Conclusion 1.1. Other sources of information might provide a partial substitute for bulk collection in some circumstances.
Because bulk collection cannot for practical reasons be truly comprehensive, it is itself inherently selective and unable to capture all relevant history. As a result, at least in some cases, it may be possible to develop techniques that would improve targeted collection to the point where it provides a viable substitute for bulk collection. Although such approaches might reduce the extent of collection against persons other than targets of interest, they might also introduce new privacy and civil liberties concerns about how such profiles are developed and used.
Rapidly updating discriminants of ongoing collections to include new targets as they are discovered will enable the collection of data that would otherwise be lost. If targeted collection can be done quickly and well enough, then there may be cases where information about past events becomes less important.
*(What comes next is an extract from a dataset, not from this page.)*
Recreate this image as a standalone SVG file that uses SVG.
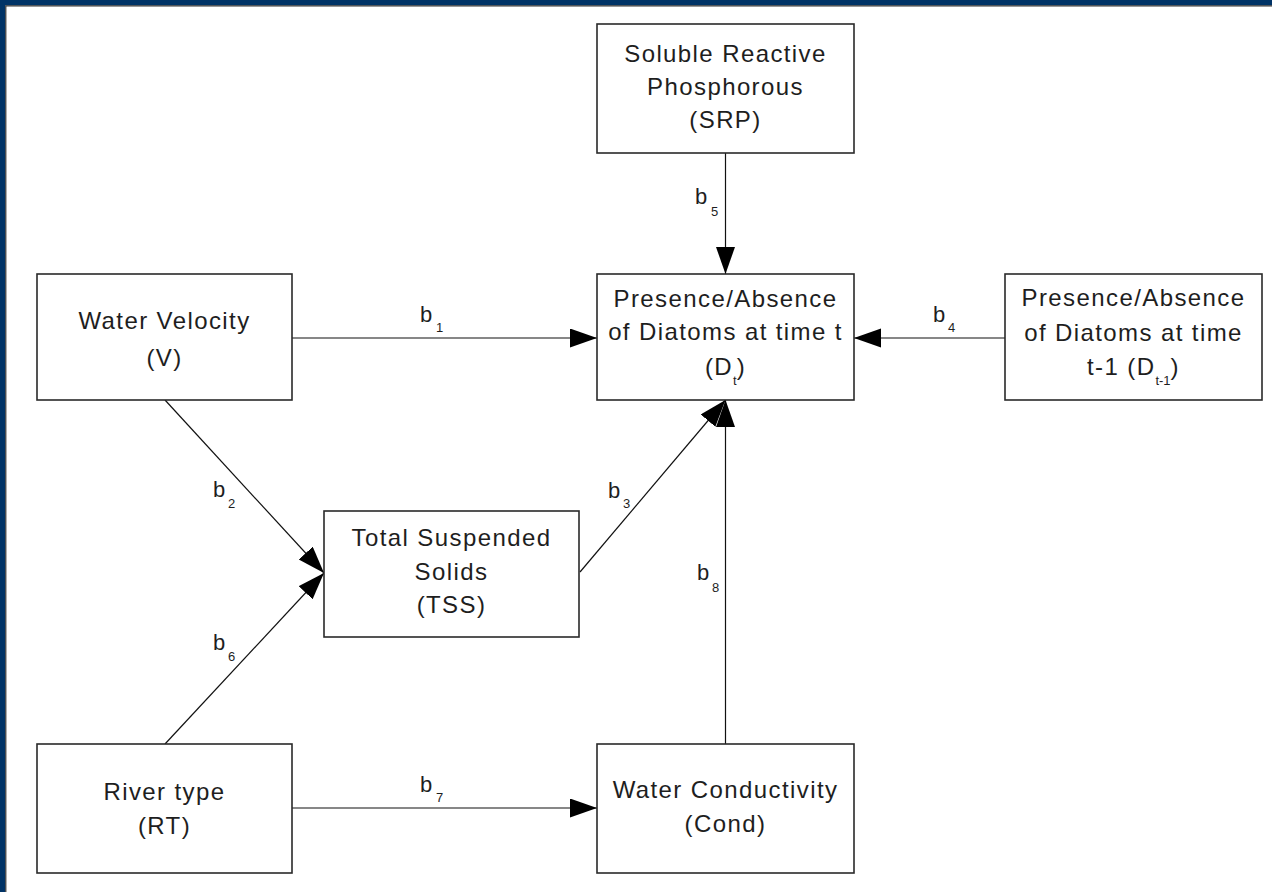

But such an approach is not a substitute if the past events were unique or if the delay incurred in collecting the new information is unacceptable (because the threat is imminent or perhaps because of press or public demand for instant results).
Conclusion 1.2. New approaches to targeting might improve the relevance of the collected information to future use and would rely on capabilities such as creating and using profiles of potentially relevant targets, possibly by using other sources of information.